[Begin PROVIDED MATERIAL]

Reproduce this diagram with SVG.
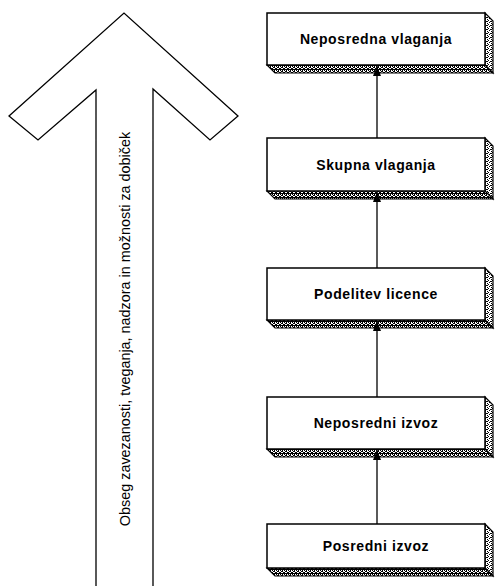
<svg xmlns="http://www.w3.org/2000/svg" width="495" height="586" viewBox="0 0 495 586">
  <style>
    .front { fill: #ffffff; stroke: #000000; stroke-width: 1.5; }
    .bottom { fill: url(#stipDark); stroke: #000000; stroke-width: 1.2; }
    .side { fill: url(#stipLight); stroke: #000000; stroke-width: 1.2; }
    .label { font-family: "Liberation Sans", Arial, sans-serif; font-size: 14px; font-weight: bold; letter-spacing: 0.6px; text-anchor: middle; fill: #000000; }
    .conn { stroke: #000000; stroke-width: 1.3; fill: none; }
    .big { fill: #ffffff; stroke: #000000; stroke-width: 1.3; stroke-linejoin: miter; }
    .bigtext { font-family: "Liberation Sans", Arial, sans-serif; font-size: 14.4px; text-anchor: middle; fill: #000000; }
  </style>
  <defs>
    <pattern id="stipDark" width="4" height="4" patternUnits="userSpaceOnUse">
      <rect width="4" height="4" fill="#ffffff"/>
      <rect x="0" y="0" width="1" height="3" fill="#000"/>
      <rect x="2" y="1" width="1" height="3" fill="#000"/>
      <rect x="1" y="3" width="1" height="1" fill="#000"/>
      <rect x="3" y="0" width="1" height="2" fill="#000"/>
      <rect x="1" y="1" width="1" height="1" fill="#000"/>
    </pattern>
    <pattern id="stipLight" width="4" height="4" patternUnits="userSpaceOnUse">
      <rect width="4" height="4" fill="#ffffff"/>
      <rect x="0" y="0" width="1" height="1" fill="#000"/>
      <rect x="2" y="1" width="1" height="1" fill="#000"/>
      <rect x="1" y="2" width="1" height="1" fill="#000"/>
      <rect x="3" y="3" width="1" height="1" fill="#000"/>
      <rect x="3" y="1" width="1" height="1" fill="#000"/>
    </pattern>
    <marker id="ah" viewBox="0 0 10 8" refX="10" refY="4" markerWidth="10" markerHeight="8" markerUnits="userSpaceOnUse" orient="auto">
      <polygon points="10,4 0,0 0,8" fill="#000"/>
    </marker>
  </defs>

  <g id="big-arrow">
    <polygon class="big" points="96,590 96,90 38,140 9,116 124,13 238,116 210,140 153,89 153,590"/>
    <text class="bigtext" transform="translate(130,329) rotate(-90)" x="0" y="0">Obseg zavezanosti, tveganja, nadzora in možnosti za dobiček</text>
  </g>

  <g id="node-neposredna-vlaganja">
    <polygon class="side" points="485,13 493,21 493,73 485,65"/>
    <polygon class="bottom" points="267,65 485,65 493,73 275,73"/>
    <rect class="front" x="267" y="13" width="218" height="52"/>
    <text class="label" x="376" y="44">Neposredna vlaganja</text>
  </g>

  <g id="node-skupna-vlaganja">
    <polygon class="side" points="485,138 493,146 493,199 485,191"/>
    <polygon class="bottom" points="267,191 485,191 493,199 275,199"/>
    <rect class="front" x="267" y="138" width="218" height="53"/>
    <text class="label" x="376" y="169.5">Skupna vlaganja</text>
  </g>

  <g id="node-podelitev-licence">
    <polygon class="side" points="485,268 493,276 493,328 485,320"/>
    <polygon class="bottom" points="267,320 485,320 493,328 275,328"/>
    <rect class="front" x="267" y="268" width="218" height="52"/>
    <text class="label" x="376" y="299">Podelitev licence</text>
  </g>

  <g id="node-neposredni-izvoz">
    <polygon class="side" points="485,397 493,405 493,457 485,449"/>
    <polygon class="bottom" points="267,449 485,449 493,457 275,457"/>
    <rect class="front" x="267" y="397" width="218" height="52"/>
    <text class="label" x="376" y="428">Neposredni izvoz</text>
  </g>

  <g id="node-posredni-izvoz">
    <polygon class="side" points="485,524 493,532 493,576 485,568"/>
    <polygon class="bottom" points="267,568 485,568 493,576 275,576"/>
    <rect class="front" x="267" y="524" width="218" height="44"/>
    <text class="label" x="376" y="551">Posredni izvoz</text>
  </g>

  <g id="connectors">
    <line class="conn" x1="377" y1="138" x2="377" y2="66" marker-end="url(#ah)"/>
    <line class="conn" x1="377" y1="268" x2="377" y2="192" marker-end="url(#ah)"/>
    <line class="conn" x1="377" y1="397" x2="377" y2="321" marker-end="url(#ah)"/>
    <line class="conn" x1="377" y1="524" x2="377" y2="450" marker-end="url(#ah)"/>
  </g>
</svg>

[End PROVIDED MATERIAL]

### TASK DETAILS
Repeat the full listing above exactly, with no pictures in the copy.

### TASK OUTPUT
Reproduce this diagram with SVG.
<svg xmlns="http://www.w3.org/2000/svg" width="495" height="586" viewBox="0 0 495 586">
  <style>
    .front { fill: #ffffff; stroke: #000000; stroke-width: 1.5; }
    .bottom { fill: url(#stipDark); stroke: #000000; stroke-width: 1.2; }
    .side { fill: url(#stipLight); stroke: #000000; stroke-width: 1.2; }
    .label { font-family: "Liberation Sans", Arial, sans-serif; font-size: 14px; font-weight: bold; letter-spacing: 0.6px; text-anchor: middle; fill: #000000; }
    .conn { stroke: #000000; stroke-width: 1.3; fill: none; }
    .big { fill: #ffffff; stroke: #000000; stroke-width: 1.3; stroke-linejoin: miter; }
    .bigtext { font-family: "Liberation Sans", Arial, sans-serif; font-size: 14.4px; text-anchor: middle; fill: #000000; }
  </style>
  <defs>
    <pattern id="stipDark" width="4" height="4" patternUnits="userSpaceOnUse">
      <rect width="4" height="4" fill="#ffffff"/>
      <rect x="0" y="0" width="1" height="3" fill="#000"/>
      <rect x="2" y="1" width="1" height="3" fill="#000"/>
      <rect x="1" y="3" width="1" height="1" fill="#000"/>
      <rect x="3" y="0" width="1" height="2" fill="#000"/>
      <rect x="1" y="1" width="1" height="1" fill="#000"/>
    </pattern>
    <pattern id="stipLight" width="4" height="4" patternUnits="userSpaceOnUse">
      <rect width="4" height="4" fill="#ffffff"/>
      <rect x="0" y="0" width="1" height="1" fill="#000"/>
      <rect x="2" y="1" width="1" height="1" fill="#000"/>
      <rect x="1" y="2" width="1" height="1" fill="#000"/>
      <rect x="3" y="3" width="1" height="1" fill="#000"/>
      <rect x="3" y="1" width="1" height="1" fill="#000"/>
    </pattern>
    <marker id="ah" viewBox="0 0 10 8" refX="10" refY="4" markerWidth="10" markerHeight="8" markerUnits="userSpaceOnUse" orient="auto">
      <polygon points="10,4 0,0 0,8" fill="#000"/>
    </marker>
  </defs>

  <g id="big-arrow">
    <polygon class="big" points="96,590 96,90 38,140 9,116 124,13 238,116 210,140 153,89 153,590"/>
    <text class="bigtext" transform="translate(130,329) rotate(-90)" x="0" y="0">Obseg zavezanosti, tveganja, nadzora in možnosti za dobiček</text>
  </g>

  <g id="node-neposredna-vlaganja">
    <polygon class="side" points="485,13 493,21 493,73 485,65"/>
    <polygon class="bottom" points="267,65 485,65 493,73 275,73"/>
    <rect class="front" x="267" y="13" width="218" height="52"/>
    <text class="label" x="376" y="44">Neposredna vlaganja</text>
  </g>

  <g id="node-skupna-vlaganja">
    <polygon class="side" points="485,138 493,146 493,199 485,191"/>
    <polygon class="bottom" points="267,191 485,191 493,199 275,199"/>
    <rect class="front" x="267" y="138" width="218" height="53"/>
    <text class="label" x="376" y="169.5">Skupna vlaganja</text>
  </g>

  <g id="node-podelitev-licence">
    <polygon class="side" points="485,268 493,276 493,328 485,320"/>
    <polygon class="bottom" points="267,320 485,320 493,328 275,328"/>
    <rect class="front" x="267" y="268" width="218" height="52"/>
    <text class="label" x="376" y="299">Podelitev licence</text>
  </g>

  <g id="node-neposredni-izvoz">
    <polygon class="side" points="485,397 493,405 493,457 485,449"/>
    <polygon class="bottom" points="267,449 485,449 493,457 275,457"/>
    <rect class="front" x="267" y="397" width="218" height="52"/>
    <text class="label" x="376" y="428">Neposredni izvoz</text>
  </g>

  <g id="node-posredni-izvoz">
    <polygon class="side" points="485,524 493,532 493,576 485,568"/>
    <polygon class="bottom" points="267,568 485,568 493,576 275,576"/>
    <rect class="front" x="267" y="524" width="218" height="44"/>
    <text class="label" x="376" y="551">Posredni izvoz</text>
  </g>

  <g id="connectors">
    <line class="conn" x1="377" y1="138" x2="377" y2="66" marker-end="url(#ah)"/>
    <line class="conn" x1="377" y1="268" x2="377" y2="192" marker-end="url(#ah)"/>
    <line class="conn" x1="377" y1="397" x2="377" y2="321" marker-end="url(#ah)"/>
    <line class="conn" x1="377" y1="524" x2="377" y2="450" marker-end="url(#ah)"/>
  </g>
</svg>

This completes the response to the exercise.